Here's what will happen if the Church of England adopts Croft's changes: she will have her lampstand removed. She will have adopted a false gospel in which sin is no longer sin and need not be repented of. She will divide, she will crumble and she will fall. Christ will continue to build his church, but the Church of England will no longer be his church because she will no longer be teaching his gospel. Is this the option the bishops want to bring to the table?

Croft also raises the possibility of differentiation or division with separate episcopal or even provincial provision for those who can't accept the changes he wants. Kind of him to acknowledge that the position held by the Church of England for almost five hundred years, and the wider church for 2000 years, remains valid. This kind of half-way house offers some advantages, but the fundamental issue remains that this would be a church with two different gospels. That is, two churches. It is hard to see how any organisation could thrive with this level of division and tension within it, let alone the church which is supposed to be growing into unity. Is this the option the bishops want to bring to the table?

Sticking to the status quo will not be easy, but I can't see any options which are easy. If Living in Love and Faith has shown us anything, it is that the Church of England is already divided. There is no compromise solution. There has been no progress towards common ground. Whatever the outcome of next week's College of Bishops' meeting and February's General Synod, the best we can hope for will be chaos and confusion, disunity and despair. There's no point holding out for an easy option, so there's nothing to lose by going for the good option.

So let us pray that our bishops will hold firm to the teaching of the Bible, the doctrine of the Church of England, the historic orthodox position of the worldwide church. Let us pray that they will indeed restate the current position, but that they will do much more than that.
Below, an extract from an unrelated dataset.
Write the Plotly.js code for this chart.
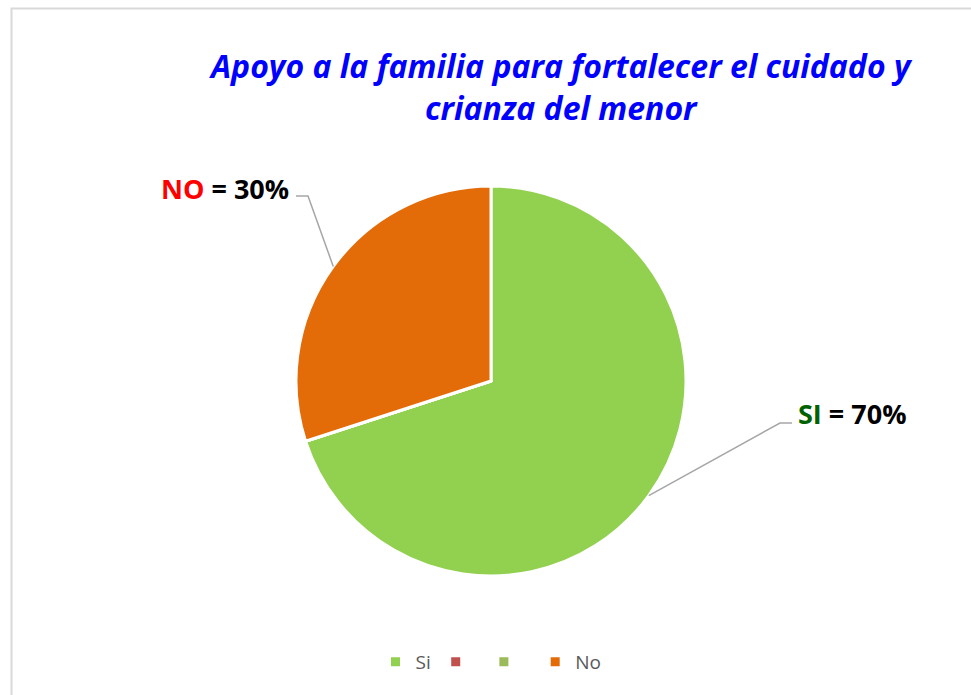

Let us pray that they commit to fulfilling their responsibility to build up the church, by teaching God's word. Let us pray that they set an example in doing faithful theology for the benefit of the church.

Thomas Cranmer's strategy when faced with a biblically illiterate and theologically unstable church was to produce written homilies, so that the people would receive sound teaching even when their minister was unable to give it. Perhaps what we need is a new book of modern homilies, ordered to be read in all the churches, which would teach people to know what sin is and how to repent of it, to understand the glorious romance of the gospel and their part within it, to recognise that Christians are all called to live in costly obedience to Christ, even when the world hates us, and to show that the Bible is the gracious, sufficient and clear word of God.

Some people will hate it. Some will certainly leave. We are not in the sixteenth century and no one will be burned at the stake. But the church will be Christ's church, and we can trust him to keep building it.